Forcément, cela se fera dans un silence et un vide assez impénétrable pour s'y perdre. Le décor est brisé, archaïque et inadapté, façonné du « manque d'âme, ou manque d'humanité » qui envahit notre sensibilité. La campagne et ses fermes, évidemment plus hostile qu'un environnement comme la cité, créée à notre image et qui, l'été, accentue ses contours. « Ce pays est à l'ancre », soudé au sol, arrimé, déprimé. C'est aussi cette température qui ne baisse pas, même lorsque le soleil se couche, et l'auteur qui s'évanouit de nuit comme de jour, laissant la torpeur prendre possession de sa carcasse mortifiée.
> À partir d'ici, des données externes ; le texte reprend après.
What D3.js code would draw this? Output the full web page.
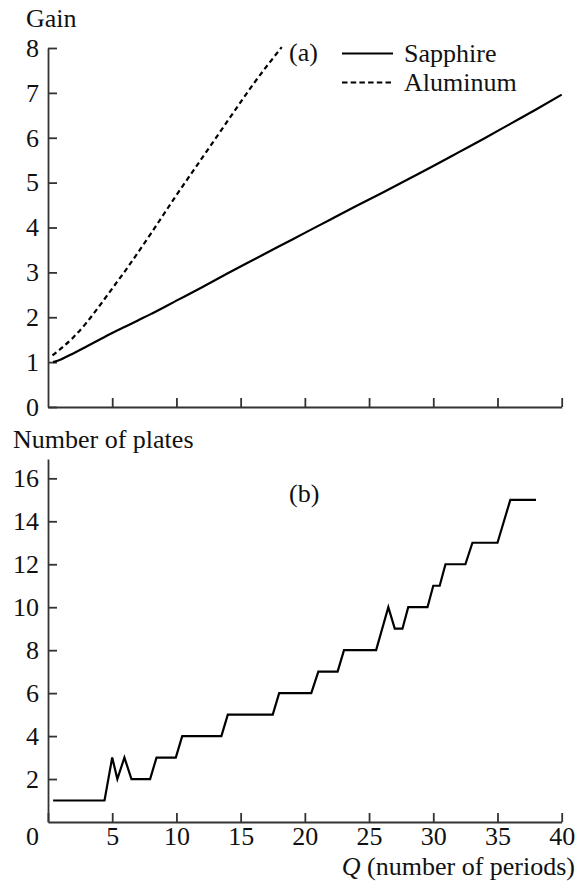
<!DOCTYPE html>
<html>
<head>
<meta charset="utf-8">
<script src="https://cdn.jsdelivr.net/npm/d3@7"></script>
<style>
    body { margin: 0; background: #fff; }
    svg text { font-family: 'Liberation Serif', 'DejaVu Serif', 'Times New Roman', Times, serif; fill: #111; }
</style>
</head>
<body>
<svg id="chart" width="579" height="884"></svg>
<script>
// panel (a): gain vs Q
var sapphireQ = [0.4, 1, 2, 3, 4, 5, 6, 7, 8, 10, 12, 14, 16, 18, 20, 22, 24, 26, 28, 30, 32, 34, 36, 38, 40];
var sapphireGain = [1.0, 1.06, 1.2, 1.35, 1.5, 1.65, 1.79, 1.93, 2.07, 2.37, 2.67, 2.98, 3.28, 3.58, 3.88, 4.18, 4.48, 4.77, 5.07, 5.37, 5.68, 5.99, 6.31, 6.63, 6.96];
var aluminumQ = [0.35, 1, 2, 3, 4, 5, 6, 8, 10, 12, 14, 16, 18.2];
var aluminumGain = [1.15, 1.3, 1.56, 1.88, 2.25, 2.64, 3.03, 3.86, 4.72, 5.55, 6.38, 7.2, 8.02];

// panel (b): number of plates vs Q
var platesQ = [0.4, 4.4, 5.0, 5.4, 5.95, 6.5, 7.95, 8.45, 9.95, 10.45, 13.5, 14.0, 17.5, 18.0, 20.5, 21.05, 22.55, 23.05,
               25.55, 26.5, 27.0, 27.6, 28.05, 29.55, 30.0, 30.5, 30.95, 32.5, 33.05, 35.0, 36.0, 38.0];
var platesN = [1, 1, 3, 2, 3, 2, 2, 3, 3, 4, 4, 5, 5, 6, 6, 7, 7, 8,
               8, 10, 9, 9, 10, 10, 11, 11, 12, 12, 13, 13, 15, 15];

var qTicks = [0, 5, 10, 15, 20, 25, 30, 35, 40];
var gainTicks = [0, 1, 2, 3, 4, 5, 6, 7, 8];
var plateTicks = [2, 4, 6, 8, 10, 12, 14, 16];

var style = {
    left: 48,
    right: 561.7,
    font: 26,
    tick: 9,
    axisColor: "#333",
    lineColor: "#000"
};

var serif = "'Liberation Serif', 'DejaVu Serif', 'Times New Roman', Times, serif";

var svg = d3.select("#chart");

var x = d3.scaleLinear().domain([0, 40]).range([style.left, style.right]);
var yGain = d3.scaleLinear().domain([0, 8]).range([407, 48]);
var yPlates = d3.scaleLinear().domain([0, 16.9]).range([822, 459]);

function zip(a, b) {
    return a.map(function(d, i) { return [d, b[i]]; });
}

function styleAxis(g) {
    g.attr("font-family", serif);
    g.selectAll("path, line").attr("stroke", style.axisColor).attr("stroke-width", 1.8);
    g.selectAll("text")
        .style("font-family", serif)
        .attr("font-size", style.font)
        .attr("fill", "#111");
}

// ---- panel (a)
var topX = svg.append("g")
    .attr("transform", "translate(0," + yGain(0) + ")")
    .call(d3.axisBottom(x).tickValues(qTicks.slice(1)).tickFormat("")
        .tickSizeInner(-style.tick).tickSizeOuter(0));
styleAxis(topX);

var topY = svg.append("g")
    .attr("transform", "translate(" + style.left + ",0)")
    .call(d3.axisLeft(yGain).tickValues(gainTicks).tickFormat(d3.format("d"))
        .tickSizeInner(-style.tick).tickSizeOuter(0).tickPadding(9));
styleAxis(topY);

var gainLine = d3.line()
    .x(function(d) { return x(d[0]); })
    .y(function(d) { return yGain(d[1]); })
    .curve(d3.curveMonotoneX);

svg.append("path")
    .datum(zip(sapphireQ, sapphireGain))
    .attr("d", gainLine)
    .attr("fill", "none")
    .attr("stroke", style.lineColor)
    .attr("stroke-width", 2.2);

svg.append("path")
    .datum(zip(aluminumQ, aluminumGain))
    .attr("d", gainLine)
    .attr("fill", "none")
    .attr("stroke", style.lineColor)
    .attr("stroke-width", 2.2)
    .attr("stroke-dasharray", "5,3.5");

function label(px, py, txt) {
    return svg.append("text").attr("x", px).attr("y", py)
        .style("font-family", serif).attr("font-size", style.font).text(txt);
}

label(26, 27, "Gain");
label(289, 61, "(a)");

// legend
var legend = svg.append("g").attr("transform", "translate(342,0)");
legend.append("line").attr("x1", 0).attr("x2", 51).attr("y1", 53.5).attr("y2", 53.5)
    .attr("stroke", style.lineColor).attr("stroke-width", 2);
legend.append("line").attr("x1", 0).attr("x2", 51).attr("y1", 82.5).attr("y2", 82.5)
    .attr("stroke", style.lineColor).attr("stroke-width", 2).attr("stroke-dasharray", "5.5,3.2");
label(404, 62, "Sapphire");
label(404, 91, "Aluminum");

// ---- panel (b)
var botX = svg.append("g")
    .attr("transform", "translate(0," + yPlates(0) + ")")
    .call(d3.axisBottom(x).tickValues(qTicks).tickFormat(d3.format("d"))
        .tickSizeInner(-style.tick).tickSizeOuter(0).tickPadding(5));
styleAxis(botX);
botX.selectAll(".tick").filter(function(d) { return d === 0; })
    .select("text").attr("x", -16);

var botY = svg.append("g")
    .attr("transform", "translate(" + style.left + ",0)")
    .call(d3.axisLeft(yPlates).tickValues(plateTicks).tickFormat(d3.format("d"))
        .tickSizeInner(-style.tick).tickSizeOuter(0).tickPadding(9));
styleAxis(botY);

var plateLine = d3.line()
    .x(function(d) { return x(d[0]); })
    .y(function(d) { return yPlates(d[1]); });

svg.append("path")
    .datum(zip(platesQ, platesN))
    .attr("d", plateLine)
    .attr("fill", "none")
    .attr("stroke", style.lineColor)
    .attr("stroke-width", 2.2)
    .attr("stroke-linejoin", "miter");

label(13, 448, "Number of plates");
label(289, 502, "(b)");

var xTitle = label(575, 875, "").attr("text-anchor", "end");
xTitle.append("tspan").attr("font-style", "italic").text("Q");
xTitle.append("tspan").text(" (number of periods)");
</script>
</body>
</html>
Cela « ressemble fort à cet encerclement du dernier bastion de l'être ». Enfiévré comme le stylite sur son pylône, on dirait qu'on ne peut échapper à aucun rayon. Reste le rêve pour s'évader dans un monde moins écrasant.

Pour autant, tant que la fenêtre reste disponible pour s'y accouder dans l'observation alanguie des phénomènes, la situation demeure viable. Elle ouvre vers « une autre rive », et, chaleur aidant, s'ouvre « ce « troisième œil » tant vanté qui saurait percevoir l'infime trait, la nuance impensable, la profondeur d'une habitation ou le chiffre d'or d'un paysage familier. » Plaisir rare de l'esthète, du spectateur scrutateur des singularités, que de s'étourdir de la sorte, à la manière, cette fois d'un fakir, dans un exercice d'oubli de soi, d'éloignement de la douleur. Exercice d'endurance au sens premier du terme, d'où naît une certaine forme de stimulation dans l'immobilité, thérapie de l'ascète, quête du bonheur. On le sait, le dolorisme tend à guider vers la libération spirituelle.

De cette joie douce qui finit par inonder le cours de la Lettre, on dirait que l'auteur ne se rend pas compte. Il prétend s'acclimater tant bien que mal à la lourde ambiance estivale, sans réaliser que son regard s'emprunte d'une poésie plus gentille à mesure que le recueil avance. Ainsi, il finit par découvrir de son lieu de villégiature « l'endroit le mieux orienté du versant » où « trois murs de pisé encordés de lierre s'effilochent, et resplendissent. » Ailleurs, ce sont « (l)es flammes qui s'élèvent en dessinant des hippocampes rouges et noirs ». Bien sûr, l'été se termine me direz-vous ; mais passant ainsi, il ne laisse pas que d'indélicates cicatrices. Pour la peine endurée, nous sommes invités à célébrer le fait que « (p)lusieurs siècles de terre brutale remontent d'un labour, la présence d'un arbre devient intense, un nuage tient davantage de place sur l'horizon », et prendre acte de la soif millénaire de nos défunts engloutis. C'est que l'été, c'est une morte saison.